What it comes down to is that God made us to love and trust and enjoy God forever–and each other. When the couple give in to their suspicions, it goes wrong all around. Suspicion is not of God. We were made to live in a posture of love and trust. The apostle Paul extends this to our relationships with each other: “Love does not delight in evil but rejoices with the truth” (1 Corinthians 13:6). This does not mean in a fallen world that we close our eyes to evil. But our default is a focus on truth rather than one on evil. John the apostle speaks about how “perfect love drives out fear” (I John 4:18). For lovers of God and followers of Christ, our default posture is one of love and trust, not fear and suspicion.

This does not mean people will not betray our trust. Even Jesus was betrayed. But his last act with Judas was to offer him food, a mark of honor and affection. Far more often, I find that when we believe the best of others, many try to live up to that belief. Flowing from this, those whose narrative is one of fear and suspicion send up red flags for me, no matter what they are purporting. I’m not going to live that way. That’s not what we’re made for.

The title for this post comes from a phrase in a prayer in the Anglican Book of Common Prayer (2019):

FOR TRUSTFULNESS IN TIMES OF WORRY AND ANXIETY

Most loving Father, you will us to give thanks for all things, to dread nothing but the loss of you, and to cast all our care on the One who cares for us. Preserve us from faithless fears and worldly anxieties, and grant that no clouds of this mortal life may hide from us the light of that love which is immortal, and which you have manifested unto us in your Son, Jesus Christ our Lord. Amen.

This is where I want to live, as long as I live, in the place of “trustfulness,” “in the light of that love which is immortal.”

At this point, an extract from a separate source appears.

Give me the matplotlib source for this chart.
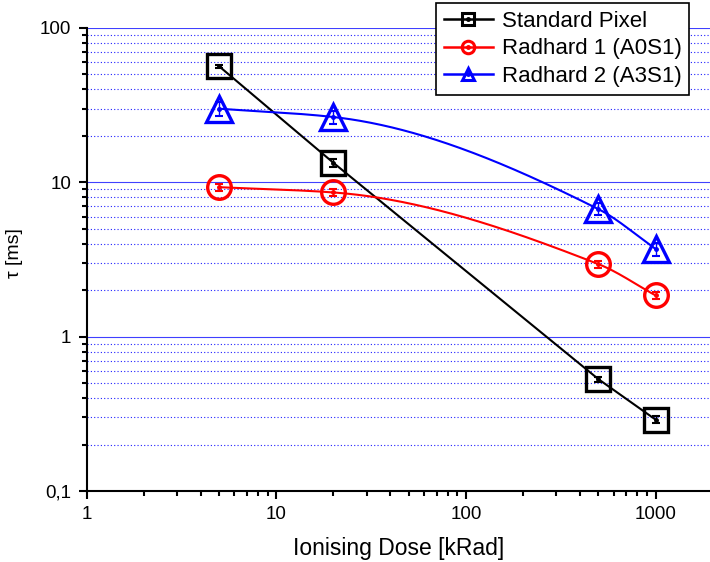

3 thoughts on “Faithless Fears

  1. Thanks, for your thoughtful comments and for the reference to Culture-Making. I have to admit that sometimes, and all too-often, start a book so good that I want to take time to really read it and ponder it more. So…it gets moved to a special shelf in my bedroom. Then, that shelf starts to fill, and I move some of the books back to another place, and then another, always further away from being picked up and read. unfortunately, that has been the fate of Culture-Making, so today it is being moved to the most current to bee read space!